Exercise task: Transcribe the material in full. Nothing should differ except that the pictures are left out.
** start Data shown **
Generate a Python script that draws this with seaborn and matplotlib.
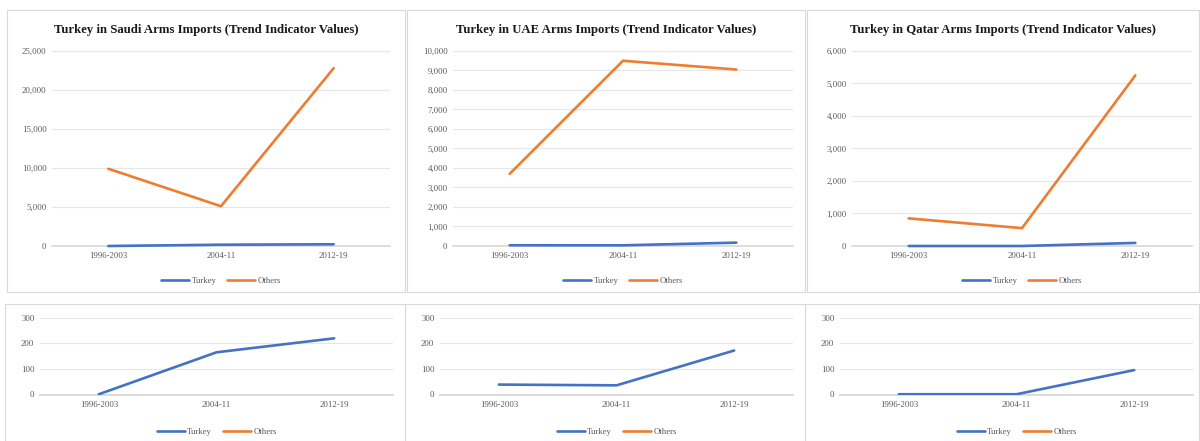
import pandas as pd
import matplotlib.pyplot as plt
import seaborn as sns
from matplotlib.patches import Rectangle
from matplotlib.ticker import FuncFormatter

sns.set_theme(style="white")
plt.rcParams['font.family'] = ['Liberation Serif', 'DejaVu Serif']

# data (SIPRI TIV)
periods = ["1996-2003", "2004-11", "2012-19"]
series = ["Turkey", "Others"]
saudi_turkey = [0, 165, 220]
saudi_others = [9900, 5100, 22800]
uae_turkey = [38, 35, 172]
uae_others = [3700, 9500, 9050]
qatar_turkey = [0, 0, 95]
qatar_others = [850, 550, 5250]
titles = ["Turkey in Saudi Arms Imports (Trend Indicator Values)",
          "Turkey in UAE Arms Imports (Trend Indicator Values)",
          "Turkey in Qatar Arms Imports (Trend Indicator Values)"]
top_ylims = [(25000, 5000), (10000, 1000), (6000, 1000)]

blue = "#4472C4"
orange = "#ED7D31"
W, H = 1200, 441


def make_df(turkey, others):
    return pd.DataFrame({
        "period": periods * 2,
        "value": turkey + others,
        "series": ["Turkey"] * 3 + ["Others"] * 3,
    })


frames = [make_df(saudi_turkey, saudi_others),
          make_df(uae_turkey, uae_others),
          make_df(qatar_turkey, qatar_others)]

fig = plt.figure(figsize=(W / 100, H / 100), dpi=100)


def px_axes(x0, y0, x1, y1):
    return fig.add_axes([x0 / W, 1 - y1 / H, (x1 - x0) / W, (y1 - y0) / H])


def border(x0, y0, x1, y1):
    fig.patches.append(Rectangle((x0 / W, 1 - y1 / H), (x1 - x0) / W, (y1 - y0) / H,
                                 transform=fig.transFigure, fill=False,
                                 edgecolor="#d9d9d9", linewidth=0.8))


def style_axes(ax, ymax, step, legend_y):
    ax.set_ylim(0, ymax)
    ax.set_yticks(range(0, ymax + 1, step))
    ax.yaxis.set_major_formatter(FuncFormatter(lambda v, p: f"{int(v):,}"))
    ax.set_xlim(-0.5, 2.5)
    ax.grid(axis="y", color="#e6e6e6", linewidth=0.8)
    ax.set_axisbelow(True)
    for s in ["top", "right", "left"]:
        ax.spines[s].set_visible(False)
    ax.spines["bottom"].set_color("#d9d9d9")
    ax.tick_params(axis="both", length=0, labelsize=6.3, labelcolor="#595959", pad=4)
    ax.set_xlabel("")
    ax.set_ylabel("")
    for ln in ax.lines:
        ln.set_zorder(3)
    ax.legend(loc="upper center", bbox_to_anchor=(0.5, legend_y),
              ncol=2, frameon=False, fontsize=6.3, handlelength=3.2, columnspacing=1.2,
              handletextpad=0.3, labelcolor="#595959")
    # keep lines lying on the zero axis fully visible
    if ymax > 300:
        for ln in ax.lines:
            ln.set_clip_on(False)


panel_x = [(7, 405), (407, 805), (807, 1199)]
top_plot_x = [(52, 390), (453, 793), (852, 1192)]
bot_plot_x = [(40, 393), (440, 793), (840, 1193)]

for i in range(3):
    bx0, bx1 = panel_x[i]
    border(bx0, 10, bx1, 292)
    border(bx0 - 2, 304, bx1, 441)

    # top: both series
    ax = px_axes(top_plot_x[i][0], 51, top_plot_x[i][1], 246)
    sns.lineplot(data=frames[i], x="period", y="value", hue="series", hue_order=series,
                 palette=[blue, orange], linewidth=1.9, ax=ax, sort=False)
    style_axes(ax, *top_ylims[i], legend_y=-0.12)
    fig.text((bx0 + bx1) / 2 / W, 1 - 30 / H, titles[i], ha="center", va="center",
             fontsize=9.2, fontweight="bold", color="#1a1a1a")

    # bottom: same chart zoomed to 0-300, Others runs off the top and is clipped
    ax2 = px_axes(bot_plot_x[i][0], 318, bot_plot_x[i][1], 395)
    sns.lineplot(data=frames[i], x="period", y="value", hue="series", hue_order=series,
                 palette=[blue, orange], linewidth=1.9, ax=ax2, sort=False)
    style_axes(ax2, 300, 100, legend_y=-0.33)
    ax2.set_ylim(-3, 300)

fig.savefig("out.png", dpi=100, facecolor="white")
** end Data shown **
Problem solution:
Generate a Python script that draws this with seaborn and matplotlib.
import pandas as pd
import matplotlib.pyplot as plt
import seaborn as sns
from matplotlib.patches import Rectangle
from matplotlib.ticker import FuncFormatter

sns.set_theme(style="white")
plt.rcParams['font.family'] = ['Liberation Serif', 'DejaVu Serif']

# data (SIPRI TIV)
periods = ["1996-2003", "2004-11", "2012-19"]
series = ["Turkey", "Others"]
saudi_turkey = [0, 165, 220]
saudi_others = [9900, 5100, 22800]
uae_turkey = [38, 35, 172]
uae_others = [3700, 9500, 9050]
qatar_turkey = [0, 0, 95]
qatar_others = [850, 550, 5250]
titles = ["Turkey in Saudi Arms Imports (Trend Indicator Values)",
          "Turkey in UAE Arms Imports (Trend Indicator Values)",
          "Turkey in Qatar Arms Imports (Trend Indicator Values)"]
top_ylims = [(25000, 5000), (10000, 1000), (6000, 1000)]

blue = "#4472C4"
orange = "#ED7D31"
W, H = 1200, 441


def make_df(turkey, others):
    return pd.DataFrame({
        "period": periods * 2,
        "value": turkey + others,
        "series": ["Turkey"] * 3 + ["Others"] * 3,
    })


frames = [make_df(saudi_turkey, saudi_others),
          make_df(uae_turkey, uae_others),
          make_df(qatar_turkey, qatar_others)]

fig = plt.figure(figsize=(W / 100, H / 100), dpi=100)


def px_axes(x0, y0, x1, y1):
    return fig.add_axes([x0 / W, 1 - y1 / H, (x1 - x0) / W, (y1 - y0) / H])


def border(x0, y0, x1, y1):
    fig.patches.append(Rectangle((x0 / W, 1 - y1 / H), (x1 - x0) / W, (y1 - y0) / H,
                                 transform=fig.transFigure, fill=False,
                                 edgecolor="#d9d9d9", linewidth=0.8))


def style_axes(ax, ymax, step, legend_y):
    ax.set_ylim(0, ymax)
    ax.set_yticks(range(0, ymax + 1, step))
    ax.yaxis.set_major_formatter(FuncFormatter(lambda v, p: f"{int(v):,}"))
    ax.set_xlim(-0.5, 2.5)
    ax.grid(axis="y", color="#e6e6e6", linewidth=0.8)
    ax.set_axisbelow(True)
    for s in ["top", "right", "left"]:
        ax.spines[s].set_visible(False)
    ax.spines["bottom"].set_color("#d9d9d9")
    ax.tick_params(axis="both", length=0, labelsize=6.3, labelcolor="#595959", pad=4)
    ax.set_xlabel("")
    ax.set_ylabel("")
    for ln in ax.lines:
        ln.set_zorder(3)
    ax.legend(loc="upper center", bbox_to_anchor=(0.5, legend_y),
              ncol=2, frameon=False, fontsize=6.3, handlelength=3.2, columnspacing=1.2,
              handletextpad=0.3, labelcolor="#595959")
    # keep lines lying on the zero axis fully visible
    if ymax > 300:
        for ln in ax.lines:
            ln.set_clip_on(False)


panel_x = [(7, 405), (407, 805), (807, 1199)]
top_plot_x = [(52, 390), (453, 793), (852, 1192)]
bot_plot_x = [(40, 393), (440, 793), (840, 1193)]

for i in range(3):
    bx0, bx1 = panel_x[i]
    border(bx0, 10, bx1, 292)
    border(bx0 - 2, 304, bx1, 441)

    # top: both series
    ax = px_axes(top_plot_x[i][0], 51, top_plot_x[i][1], 246)
    sns.lineplot(data=frames[i], x="period", y="value", hue="series", hue_order=series,
                 palette=[blue, orange], linewidth=1.9, ax=ax, sort=False)
    style_axes(ax, *top_ylims[i], legend_y=-0.12)
    fig.text((bx0 + bx1) / 2 / W, 1 - 30 / H, titles[i], ha="center", va="center",
             fontsize=9.2, fontweight="bold", color="#1a1a1a")

    # bottom: same chart zoomed to 0-300, Others runs off the top and is clipped
    ax2 = px_axes(bot_plot_x[i][0], 318, bot_plot_x[i][1], 395)
    sns.lineplot(data=frames[i], x="period", y="value", hue="series", hue_order=series,
                 palette=[blue, orange], linewidth=1.9, ax=ax2, sort=False)
    style_axes(ax2, 300, 100, legend_y=-0.33)
    ax2.set_ylim(-3, 300)

fig.savefig("out.png", dpi=100, facecolor="white")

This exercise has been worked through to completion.